В 1976 году 24 процента американцев в возрасте около 30 лет получили четырехлетнее образование в колледже; спустя 30 лет, в 2006 году, эта цифра увеличилась только до 28 процентов. Но эта кажущаяся статичность скрывает собой растущее классовое разделение. Между 1990-м и 2000 годом количество случаев получения диплома бакалавра среди богатых студентов, у которых по крайней мере один родитель окончил колледж, возросло с 61 до 68 процентов, в то время как по данным одного анализа тот же уровень среди наиболее обездоленных молодых американцев – студентов, входящих в слой населения с самым низким доходом, чьи родители не имели высшего образования, – упал с 11,1 до 9,5 процента.
В нашу эпоху возрастающего неравенства эта тенденция может показаться неудивительной: просто еще один индикатор того, насколько велико расхождение классов в Соединенных Штатах. Но стоит вспомнить, что бóльшую часть прошлого столетия все было совсем по-другому.
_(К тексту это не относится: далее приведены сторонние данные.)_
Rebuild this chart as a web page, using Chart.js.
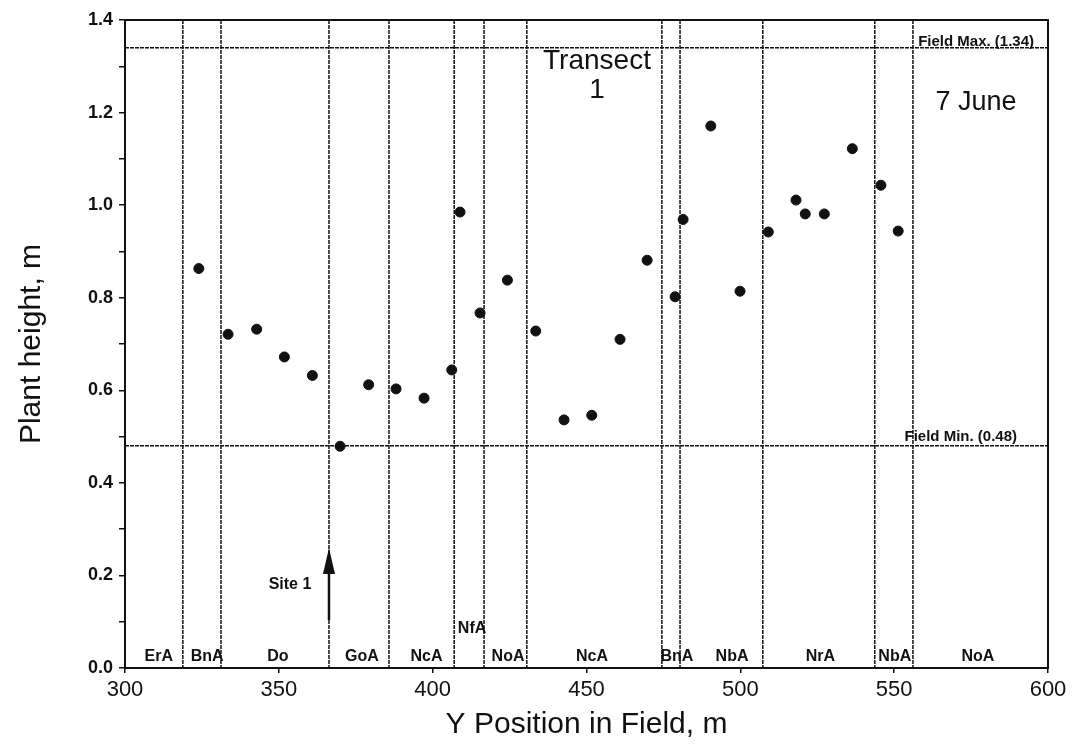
<!DOCTYPE html>
<html>
<head>
<meta charset="utf-8">
<script src="https://cdn.jsdelivr.net/npm/chart.js@4"></script>
<style>
  html, body { margin: 0; padding: 0; background: #fff; }
  #wrap { width: 1081px; height: 747px; }
</style>
</head>
<body>
<div id="wrap"><canvas id="plantChart" width="1081" height="747"></canvas></div>
<script>
// plant heights along transect 1, 7 June
const yPosition = [324.0, 333.5, 342.8, 351.8, 360.9, 369.9, 379.2, 388.1, 397.2, 406.2,
  408.9, 415.4, 424.3, 433.5, 442.7, 451.7, 460.9, 469.7, 478.8, 481.4,
  490.4, 499.9, 509.1, 518.1, 521.1, 527.3, 536.4, 545.7, 551.3];
const plantHeight = [0.863, 0.721, 0.732, 0.672, 0.632, 0.479, 0.612, 0.603, 0.583, 0.644,
  0.985, 0.767, 0.838, 0.728, 0.536, 0.546, 0.710, 0.881, 0.802, 0.969,
  1.171, 0.814, 0.942, 1.011, 0.981, 0.981, 1.122, 1.043, 0.944];

// soil map unit boundaries and names
const soilBounds = [318.8, 331.2, 366.3, 385.8, 407.0, 416.7, 430.6, 474.5, 480.4, 507.3, 543.7, 556.1];
const soilNames = ["ErA", "BnA", "Do", "GoA", "NcA", "NfA", "NoA", "NcA", "BnA", "NbA", "NrA", "NbA", "NoA"];
const soilLabelX = [311, 326.7, 349.7, 377, 398, 412.8, 424.5, 451.8, 479.4, 497.3, 526, 550.2, 577.2];
const soilLabelY = [0.024, 0.024, 0.024, 0.024, 0.024, 0.086, 0.024, 0.024, 0.024, 0.024, 0.024, 0.024, 0.024];

const fieldMax = 1.34;
const fieldMin = 0.48;
const siteX = 366.3;

const xTicks = [300, 350, 400, 450, 500, 550, 600];

const black = "#111";

const overlay = {
  id: "overlay",
  beforeDatasetsDraw(chart) {
    const ctx = chart.ctx;
    const xs = chart.scales.x, ys = chart.scales.y;
    const a = chart.chartArea;
    ctx.save();
    ctx.strokeStyle = black;
    ctx.lineWidth = 1.5;
    ctx.setLineDash([4, 1]);
    soilBounds.forEach(b => {
      const px = xs.getPixelForValue(b);
      ctx.beginPath();
      ctx.moveTo(px, a.top);
      ctx.lineTo(px, a.bottom);
      ctx.stroke();
    });
    [fieldMax, fieldMin].forEach(v => {
      const py = ys.getPixelForValue(v);
      ctx.beginPath();
      ctx.moveTo(a.left, py);
      ctx.lineTo(a.right, py);
      ctx.stroke();
    });
    ctx.setLineDash([]);
    ctx.lineWidth = 2;
    ctx.strokeRect(a.left, a.top, a.right - a.left, a.bottom - a.top);

    ctx.fillStyle = black;
    ctx.font = "bold 16px 'Liberation Sans', Arial, sans-serif";
    ctx.textAlign = "center";
    ctx.textBaseline = "middle";
    soilNames.forEach((n, i) => {
      ctx.fillText(n, xs.getPixelForValue(soilLabelX[i]), ys.getPixelForValue(soilLabelY[i]));
    });

    ctx.font = "bold 15px 'Liberation Sans', Arial, sans-serif";
    ctx.textAlign = "right";
    ctx.textBaseline = "bottom";
    ctx.fillText("Field Max. (1.34)", a.right - 14, ys.getPixelForValue(fieldMax) + 2);
    ctx.fillText("Field Min. (0.48)", a.right - 31, ys.getPixelForValue(fieldMin) - 1);

    ctx.textAlign = "center";
    ctx.textBaseline = "middle";
    ctx.font = "28px 'Liberation Sans', Arial, sans-serif";
    ctx.fillText("Transect", 597, 61);
    ctx.fillText("1", 597, 90);
    ctx.font = "27px 'Liberation Sans', Arial, sans-serif";
    ctx.fillText("7 June", 976, 103);

    ctx.font = "bold 16px 'Liberation Sans', Arial, sans-serif";
    ctx.fillText("Site 1", 290, 585);

    // arrow marking site 1
    const ax = xs.getPixelForValue(siteX);
    ctx.lineWidth = 2.5;
    ctx.beginPath();
    ctx.moveTo(ax, 620);
    ctx.lineTo(ax, 568);
    ctx.stroke();
    ctx.beginPath();
    ctx.moveTo(ax, 548);
    ctx.lineTo(ax - 6, 574);
    ctx.lineTo(ax + 6, 574);
    ctx.closePath();
    ctx.fill();
    ctx.restore();
  }
};

new Chart(document.getElementById("plantChart"), {
  type: "scatter",
  data: {
    datasets: [{
      data: yPosition.map((x, i) => ({ x: x, y: plantHeight[i] })),
      backgroundColor: black,
      borderColor: black,
      pointRadius: 5,
      pointHoverRadius: 5,
    }],
  },
  options: {
    responsive: false,
    animation: false,
    layout: { padding: { top: 20, right: 33, left: 0, bottom: 0 } },
    plugins: { legend: { display: false }, tooltip: { enabled: false } },
    scales: {
      x: {
        type: "linear",
        min: 300,
        max: 600,
        afterBuildTicks: s => { s.ticks = xTicks.map(v => ({ value: v })); },
        afterFit: s => { s.height = 79; },
        grid: { drawOnChartArea: false, tickLength: 5, color: black, lineWidth: 1.5 },
        border: { color: black, width: 2 },
        ticks: {
          color: black,
          padding: 4,
          maxRotation: 0,
          font: { family: "'Liberation Sans', Arial, sans-serif", size: 22 },
        },
        title: {
          display: true,
          text: "Y Position in Field, m",
          color: black,
          padding: { top: 0, bottom: 4 },
          font: { family: "'Liberation Sans', Arial, sans-serif", size: 30 },
        },
      },
      y: {
        min: 0,
        max: 1.4,
        afterFit: s => { s.width = 125; },
        grid: { drawOnChartArea: false, tickLength: 6, color: black, lineWidth: 1.5 },
        border: { color: black, width: 2 },
        ticks: {
          stepSize: 0.1,
          color: black,
          padding: 6,
          autoSkip: false,
          callback: v => (Math.round(v * 10) % 2 === 0 ? v.toFixed(1) : ""),
          font: { family: "'Liberation Sans', Arial, sans-serif", size: 18, weight: "bold" },
        },
        title: {
          display: true,
          text: "Plant height, m",
          color: black,
          padding: { top: 14, bottom: 0 },
          font: { family: "'Liberation Sans', Arial, sans-serif", size: 30 },
        },
      },
    },
  },
  plugins: [overlay],
});
</script>
</body>
</html>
Как писали гарвардские экономисты Клаудия Голдин и Лоуренс Кац в своей влиятельной книге 2008 года, «Гонка между образованием и технологией» (The Race Between Education and Technology), история американского высшего образования в ХХ веке, в сущности, была историей демократизации. Лишь 5 процентов американских мужчин, родившихся в 1900 году, окончили колледж, и эти 5 процентов были элитой во всех отношениях: богатые, белые, хорошо устроенные в жизни.